Exercise >> Going through the material below, please gather all lines with the word "this" in them.

Data to process >>
* * * * * * *

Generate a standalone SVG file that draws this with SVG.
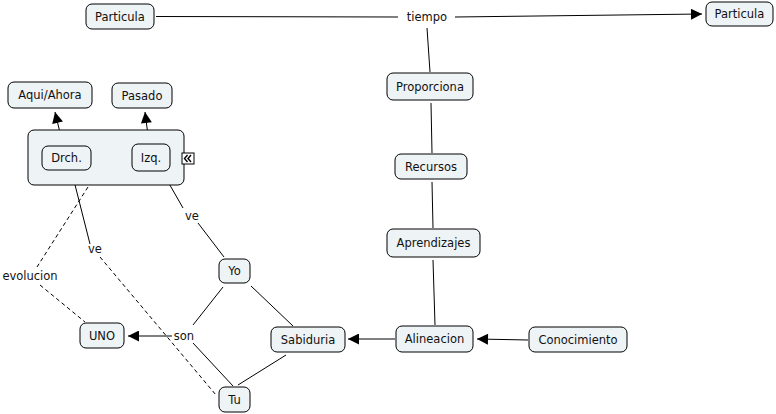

* * * * * * *

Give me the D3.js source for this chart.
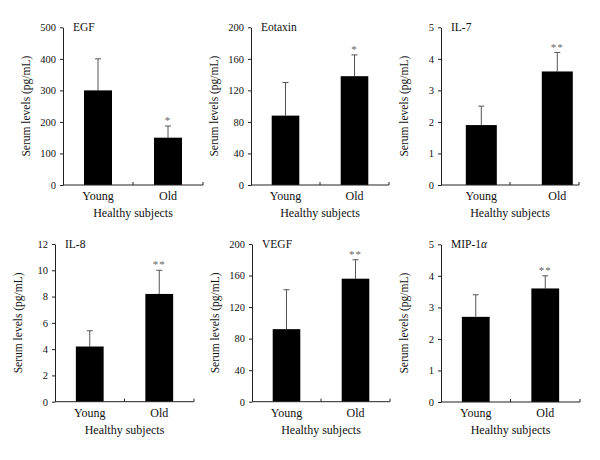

* * * * * * *

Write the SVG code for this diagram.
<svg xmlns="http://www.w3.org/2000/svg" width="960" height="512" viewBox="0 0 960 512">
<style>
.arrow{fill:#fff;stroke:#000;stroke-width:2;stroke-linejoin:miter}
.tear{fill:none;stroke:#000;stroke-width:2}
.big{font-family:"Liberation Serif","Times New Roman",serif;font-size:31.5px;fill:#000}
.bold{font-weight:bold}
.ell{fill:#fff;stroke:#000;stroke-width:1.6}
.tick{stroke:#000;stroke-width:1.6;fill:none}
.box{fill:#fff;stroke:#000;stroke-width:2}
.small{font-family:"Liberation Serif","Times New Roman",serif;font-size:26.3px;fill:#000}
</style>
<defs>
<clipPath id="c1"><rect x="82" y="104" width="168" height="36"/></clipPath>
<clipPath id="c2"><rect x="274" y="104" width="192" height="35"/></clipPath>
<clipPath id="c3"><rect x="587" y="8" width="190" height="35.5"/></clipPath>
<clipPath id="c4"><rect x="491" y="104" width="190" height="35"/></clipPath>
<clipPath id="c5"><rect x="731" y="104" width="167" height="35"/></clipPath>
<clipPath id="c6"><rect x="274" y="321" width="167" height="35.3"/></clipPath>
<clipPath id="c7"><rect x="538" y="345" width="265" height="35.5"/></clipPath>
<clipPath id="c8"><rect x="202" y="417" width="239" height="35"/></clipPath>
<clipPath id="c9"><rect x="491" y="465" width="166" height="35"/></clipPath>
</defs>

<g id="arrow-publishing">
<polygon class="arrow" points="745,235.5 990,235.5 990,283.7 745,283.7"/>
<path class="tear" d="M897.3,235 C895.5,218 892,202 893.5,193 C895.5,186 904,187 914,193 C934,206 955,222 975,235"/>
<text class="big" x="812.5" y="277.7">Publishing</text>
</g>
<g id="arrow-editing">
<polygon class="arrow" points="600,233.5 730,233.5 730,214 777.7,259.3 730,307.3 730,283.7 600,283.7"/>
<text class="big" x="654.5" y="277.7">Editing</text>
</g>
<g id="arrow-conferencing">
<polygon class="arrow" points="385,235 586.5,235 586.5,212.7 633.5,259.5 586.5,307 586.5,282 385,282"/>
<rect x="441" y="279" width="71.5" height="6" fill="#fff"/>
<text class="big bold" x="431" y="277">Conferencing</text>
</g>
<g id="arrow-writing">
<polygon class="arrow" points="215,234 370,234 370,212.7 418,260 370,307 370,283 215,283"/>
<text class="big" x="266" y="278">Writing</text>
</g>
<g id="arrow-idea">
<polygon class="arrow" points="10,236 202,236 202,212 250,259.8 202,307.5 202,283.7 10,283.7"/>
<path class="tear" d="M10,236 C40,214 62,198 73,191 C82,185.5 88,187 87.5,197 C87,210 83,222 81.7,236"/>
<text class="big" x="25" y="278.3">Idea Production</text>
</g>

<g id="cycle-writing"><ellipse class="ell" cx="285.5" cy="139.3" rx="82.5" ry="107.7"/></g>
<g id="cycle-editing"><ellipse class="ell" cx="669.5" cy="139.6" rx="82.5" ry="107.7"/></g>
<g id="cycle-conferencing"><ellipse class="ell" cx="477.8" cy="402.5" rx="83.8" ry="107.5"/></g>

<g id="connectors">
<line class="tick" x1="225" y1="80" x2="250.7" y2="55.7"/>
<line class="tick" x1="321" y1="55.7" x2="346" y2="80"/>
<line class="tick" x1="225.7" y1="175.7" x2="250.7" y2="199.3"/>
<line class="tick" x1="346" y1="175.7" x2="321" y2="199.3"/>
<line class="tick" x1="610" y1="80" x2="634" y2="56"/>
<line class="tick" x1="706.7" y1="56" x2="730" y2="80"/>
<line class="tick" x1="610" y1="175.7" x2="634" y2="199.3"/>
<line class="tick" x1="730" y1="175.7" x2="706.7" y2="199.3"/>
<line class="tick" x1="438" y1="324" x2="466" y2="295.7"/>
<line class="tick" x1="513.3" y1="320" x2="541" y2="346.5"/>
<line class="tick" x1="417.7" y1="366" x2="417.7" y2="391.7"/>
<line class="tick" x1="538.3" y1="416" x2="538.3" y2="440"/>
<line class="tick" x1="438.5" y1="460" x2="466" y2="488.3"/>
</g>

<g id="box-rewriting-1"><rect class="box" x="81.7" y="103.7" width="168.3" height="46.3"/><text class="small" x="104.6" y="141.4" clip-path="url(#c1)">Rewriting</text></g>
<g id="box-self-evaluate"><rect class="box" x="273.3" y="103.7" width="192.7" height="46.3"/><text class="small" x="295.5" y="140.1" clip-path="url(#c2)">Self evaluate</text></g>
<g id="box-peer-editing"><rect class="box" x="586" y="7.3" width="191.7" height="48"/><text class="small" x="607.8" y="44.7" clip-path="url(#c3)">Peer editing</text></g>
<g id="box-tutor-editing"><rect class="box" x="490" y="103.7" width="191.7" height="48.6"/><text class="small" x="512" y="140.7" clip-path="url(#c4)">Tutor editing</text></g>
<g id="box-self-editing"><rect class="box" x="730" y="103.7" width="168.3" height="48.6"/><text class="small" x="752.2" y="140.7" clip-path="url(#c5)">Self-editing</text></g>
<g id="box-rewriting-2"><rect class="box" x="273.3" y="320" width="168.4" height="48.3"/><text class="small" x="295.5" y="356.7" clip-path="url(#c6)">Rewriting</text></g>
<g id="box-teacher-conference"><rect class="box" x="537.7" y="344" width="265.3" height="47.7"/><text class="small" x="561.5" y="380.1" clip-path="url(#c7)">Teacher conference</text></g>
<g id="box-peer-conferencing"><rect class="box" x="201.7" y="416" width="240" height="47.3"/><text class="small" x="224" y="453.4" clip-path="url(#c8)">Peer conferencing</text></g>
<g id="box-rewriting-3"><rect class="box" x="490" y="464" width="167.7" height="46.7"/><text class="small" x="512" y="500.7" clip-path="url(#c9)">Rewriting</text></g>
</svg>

* * * * * * *

Reply >>
Generate a standalone SVG file that draws this with SVG.
Give me the D3.js source for this chart.
Write the SVG code for this diagram.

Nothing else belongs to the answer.